Copy everything in the listing below word for word, apart from any images.
┄┄┄┄┄┄
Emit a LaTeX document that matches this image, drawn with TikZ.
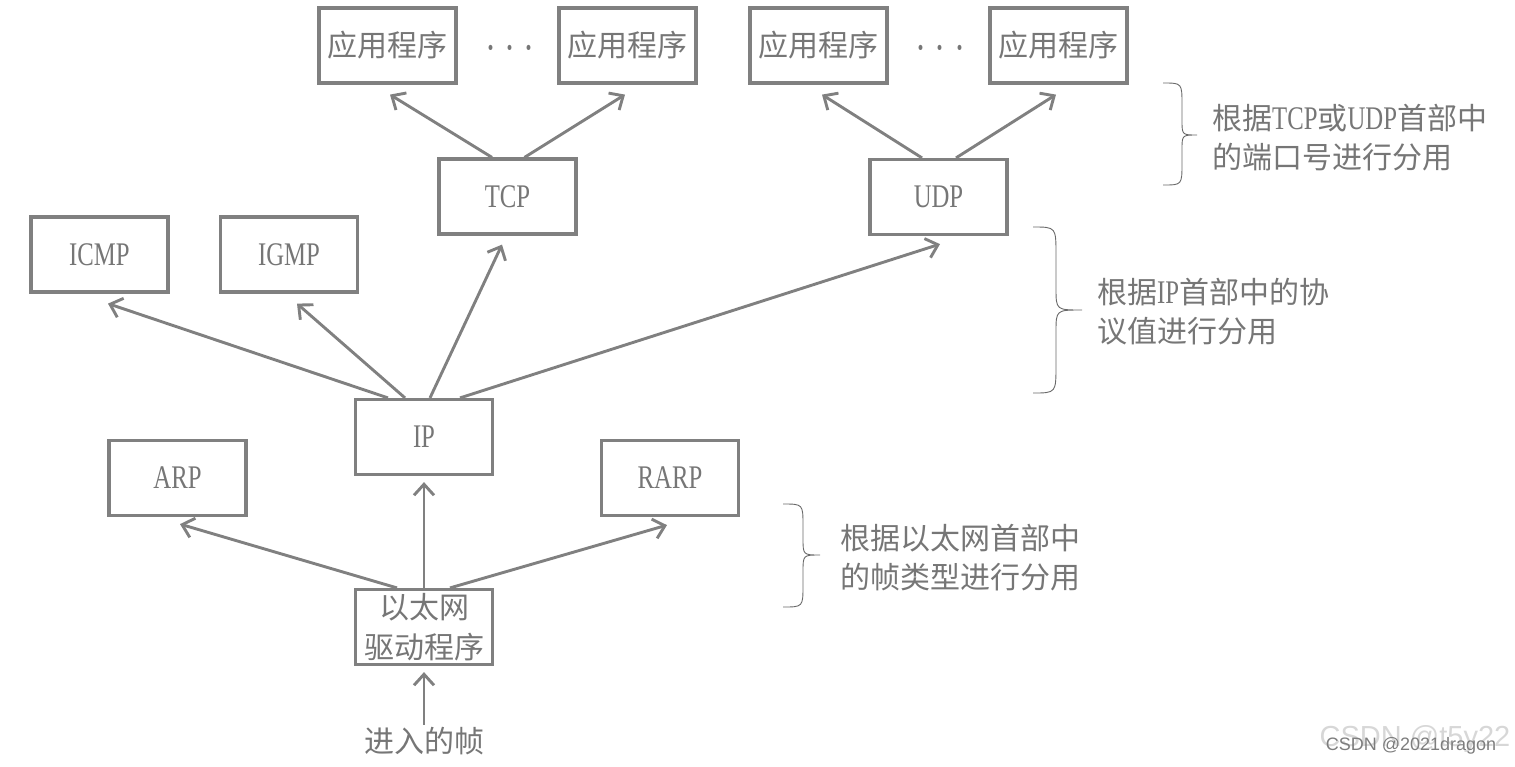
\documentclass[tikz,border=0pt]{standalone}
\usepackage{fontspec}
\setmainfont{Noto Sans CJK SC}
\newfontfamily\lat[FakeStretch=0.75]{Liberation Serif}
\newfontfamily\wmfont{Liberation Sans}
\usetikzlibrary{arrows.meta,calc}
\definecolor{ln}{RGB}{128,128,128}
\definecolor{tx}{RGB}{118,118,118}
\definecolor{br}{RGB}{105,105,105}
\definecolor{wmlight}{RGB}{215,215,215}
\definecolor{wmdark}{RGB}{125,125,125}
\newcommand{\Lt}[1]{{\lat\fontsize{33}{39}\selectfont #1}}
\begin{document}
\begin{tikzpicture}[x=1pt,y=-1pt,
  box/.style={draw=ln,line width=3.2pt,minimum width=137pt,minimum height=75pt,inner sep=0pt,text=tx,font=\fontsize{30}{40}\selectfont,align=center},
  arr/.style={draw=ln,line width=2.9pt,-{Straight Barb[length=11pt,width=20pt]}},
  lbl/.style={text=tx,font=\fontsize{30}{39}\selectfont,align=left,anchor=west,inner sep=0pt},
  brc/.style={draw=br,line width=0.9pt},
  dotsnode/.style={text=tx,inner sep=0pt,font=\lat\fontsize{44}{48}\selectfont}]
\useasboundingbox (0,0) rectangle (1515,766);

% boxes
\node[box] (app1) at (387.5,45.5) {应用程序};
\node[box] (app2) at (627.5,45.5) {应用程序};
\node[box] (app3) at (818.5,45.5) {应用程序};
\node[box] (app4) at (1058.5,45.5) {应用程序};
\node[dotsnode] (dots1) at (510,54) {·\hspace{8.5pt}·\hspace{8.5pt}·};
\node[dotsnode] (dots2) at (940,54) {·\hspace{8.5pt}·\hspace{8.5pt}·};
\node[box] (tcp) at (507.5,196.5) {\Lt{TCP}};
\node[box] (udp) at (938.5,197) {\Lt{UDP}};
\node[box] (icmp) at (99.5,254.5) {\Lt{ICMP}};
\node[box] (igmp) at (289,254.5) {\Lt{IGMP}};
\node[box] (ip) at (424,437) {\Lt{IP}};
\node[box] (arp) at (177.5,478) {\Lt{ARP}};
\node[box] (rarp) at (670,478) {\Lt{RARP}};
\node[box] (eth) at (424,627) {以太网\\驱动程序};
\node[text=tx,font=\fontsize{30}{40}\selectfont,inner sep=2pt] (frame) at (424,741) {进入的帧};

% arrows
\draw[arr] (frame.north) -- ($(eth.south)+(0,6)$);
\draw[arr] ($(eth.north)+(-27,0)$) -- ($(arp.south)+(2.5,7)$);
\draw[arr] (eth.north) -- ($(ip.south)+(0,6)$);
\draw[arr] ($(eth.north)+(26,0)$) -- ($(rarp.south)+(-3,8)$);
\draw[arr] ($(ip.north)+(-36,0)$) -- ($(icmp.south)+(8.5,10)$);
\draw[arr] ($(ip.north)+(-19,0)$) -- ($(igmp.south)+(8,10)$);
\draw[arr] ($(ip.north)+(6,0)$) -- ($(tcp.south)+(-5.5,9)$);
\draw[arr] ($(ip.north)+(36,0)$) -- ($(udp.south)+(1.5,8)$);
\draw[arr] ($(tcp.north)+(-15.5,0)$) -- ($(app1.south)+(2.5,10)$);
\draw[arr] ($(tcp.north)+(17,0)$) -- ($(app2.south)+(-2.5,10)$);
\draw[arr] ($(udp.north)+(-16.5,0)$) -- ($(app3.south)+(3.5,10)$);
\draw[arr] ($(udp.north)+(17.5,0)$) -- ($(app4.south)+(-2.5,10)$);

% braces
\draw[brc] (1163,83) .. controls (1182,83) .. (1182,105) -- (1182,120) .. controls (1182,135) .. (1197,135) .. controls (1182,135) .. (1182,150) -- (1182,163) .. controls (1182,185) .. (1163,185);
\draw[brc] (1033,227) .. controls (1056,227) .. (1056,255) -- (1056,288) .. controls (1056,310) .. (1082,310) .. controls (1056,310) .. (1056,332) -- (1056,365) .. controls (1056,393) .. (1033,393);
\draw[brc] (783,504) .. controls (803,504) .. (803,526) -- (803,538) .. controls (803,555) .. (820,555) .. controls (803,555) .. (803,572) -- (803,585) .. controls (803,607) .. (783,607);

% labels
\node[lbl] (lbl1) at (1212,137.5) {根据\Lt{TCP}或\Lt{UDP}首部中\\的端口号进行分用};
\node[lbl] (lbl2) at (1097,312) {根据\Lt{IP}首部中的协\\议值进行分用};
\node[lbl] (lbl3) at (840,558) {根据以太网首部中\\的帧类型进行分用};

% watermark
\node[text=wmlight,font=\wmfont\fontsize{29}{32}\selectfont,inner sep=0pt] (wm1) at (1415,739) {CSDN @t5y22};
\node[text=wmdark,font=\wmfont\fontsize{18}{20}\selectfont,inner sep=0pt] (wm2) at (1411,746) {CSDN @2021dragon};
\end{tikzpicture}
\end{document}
┄┄┄┄┄┄
Response to the exercise →
Emit a LaTeX document that matches this image, drawn with TikZ.
\documentclass[tikz,border=0pt]{standalone}
\usepackage{fontspec}
\setmainfont{Noto Sans CJK SC}
\newfontfamily\lat[FakeStretch=0.75]{Liberation Serif}
\newfontfamily\wmfont{Liberation Sans}
\usetikzlibrary{arrows.meta,calc}
\definecolor{ln}{RGB}{128,128,128}
\definecolor{tx}{RGB}{118,118,118}
\definecolor{br}{RGB}{105,105,105}
\definecolor{wmlight}{RGB}{215,215,215}
\definecolor{wmdark}{RGB}{125,125,125}
\newcommand{\Lt}[1]{{\lat\fontsize{33}{39}\selectfont #1}}
\begin{document}
\begin{tikzpicture}[x=1pt,y=-1pt,
  box/.style={draw=ln,line width=3.2pt,minimum width=137pt,minimum height=75pt,inner sep=0pt,text=tx,font=\fontsize{30}{40}\selectfont,align=center},
  arr/.style={draw=ln,line width=2.9pt,-{Straight Barb[length=11pt,width=20pt]}},
  lbl/.style={text=tx,font=\fontsize{30}{39}\selectfont,align=left,anchor=west,inner sep=0pt},
  brc/.style={draw=br,line width=0.9pt},
  dotsnode/.style={text=tx,inner sep=0pt,font=\lat\fontsize{44}{48}\selectfont}]
\useasboundingbox (0,0) rectangle (1515,766);

% boxes
\node[box] (app1) at (387.5,45.5) {应用程序};
\node[box] (app2) at (627.5,45.5) {应用程序};
\node[box] (app3) at (818.5,45.5) {应用程序};
\node[box] (app4) at (1058.5,45.5) {应用程序};
\node[dotsnode] (dots1) at (510,54) {·\hspace{8.5pt}·\hspace{8.5pt}·};
\node[dotsnode] (dots2) at (940,54) {·\hspace{8.5pt}·\hspace{8.5pt}·};
\node[box] (tcp) at (507.5,196.5) {\Lt{TCP}};
\node[box] (udp) at (938.5,197) {\Lt{UDP}};
\node[box] (icmp) at (99.5,254.5) {\Lt{ICMP}};
\node[box] (igmp) at (289,254.5) {\Lt{IGMP}};
\node[box] (ip) at (424,437) {\Lt{IP}};
\node[box] (arp) at (177.5,478) {\Lt{ARP}};
\node[box] (rarp) at (670,478) {\Lt{RARP}};
\node[box] (eth) at (424,627) {以太网\\驱动程序};
\node[text=tx,font=\fontsize{30}{40}\selectfont,inner sep=2pt] (frame) at (424,741) {进入的帧};

% arrows
\draw[arr] (frame.north) -- ($(eth.south)+(0,6)$);
\draw[arr] ($(eth.north)+(-27,0)$) -- ($(arp.south)+(2.5,7)$);
\draw[arr] (eth.north) -- ($(ip.south)+(0,6)$);
\draw[arr] ($(eth.north)+(26,0)$) -- ($(rarp.south)+(-3,8)$);
\draw[arr] ($(ip.north)+(-36,0)$) -- ($(icmp.south)+(8.5,10)$);
\draw[arr] ($(ip.north)+(-19,0)$) -- ($(igmp.south)+(8,10)$);
\draw[arr] ($(ip.north)+(6,0)$) -- ($(tcp.south)+(-5.5,9)$);
\draw[arr] ($(ip.north)+(36,0)$) -- ($(udp.south)+(1.5,8)$);
\draw[arr] ($(tcp.north)+(-15.5,0)$) -- ($(app1.south)+(2.5,10)$);
\draw[arr] ($(tcp.north)+(17,0)$) -- ($(app2.south)+(-2.5,10)$);
\draw[arr] ($(udp.north)+(-16.5,0)$) -- ($(app3.south)+(3.5,10)$);
\draw[arr] ($(udp.north)+(17.5,0)$) -- ($(app4.south)+(-2.5,10)$);

% braces
\draw[brc] (1163,83) .. controls (1182,83) .. (1182,105) -- (1182,120) .. controls (1182,135) .. (1197,135) .. controls (1182,135) .. (1182,150) -- (1182,163) .. controls (1182,185) .. (1163,185);
\draw[brc] (1033,227) .. controls (1056,227) .. (1056,255) -- (1056,288) .. controls (1056,310) .. (1082,310) .. controls (1056,310) .. (1056,332) -- (1056,365) .. controls (1056,393) .. (1033,393);
\draw[brc] (783,504) .. controls (803,504) .. (803,526) -- (803,538) .. controls (803,555) .. (820,555) .. controls (803,555) .. (803,572) -- (803,585) .. controls (803,607) .. (783,607);

% labels
\node[lbl] (lbl1) at (1212,137.5) {根据\Lt{TCP}或\Lt{UDP}首部中\\的端口号进行分用};
\node[lbl] (lbl2) at (1097,312) {根据\Lt{IP}首部中的协\\议值进行分用};
\node[lbl] (lbl3) at (840,558) {根据以太网首部中\\的帧类型进行分用};

% watermark
\node[text=wmlight,font=\wmfont\fontsize{29}{32}\selectfont,inner sep=0pt] (wm1) at (1415,739) {CSDN @t5y22};
\node[text=wmdark,font=\wmfont\fontsize{18}{20}\selectfont,inner sep=0pt] (wm2) at (1411,746) {CSDN @2021dragon};
\end{tikzpicture}
\end{document}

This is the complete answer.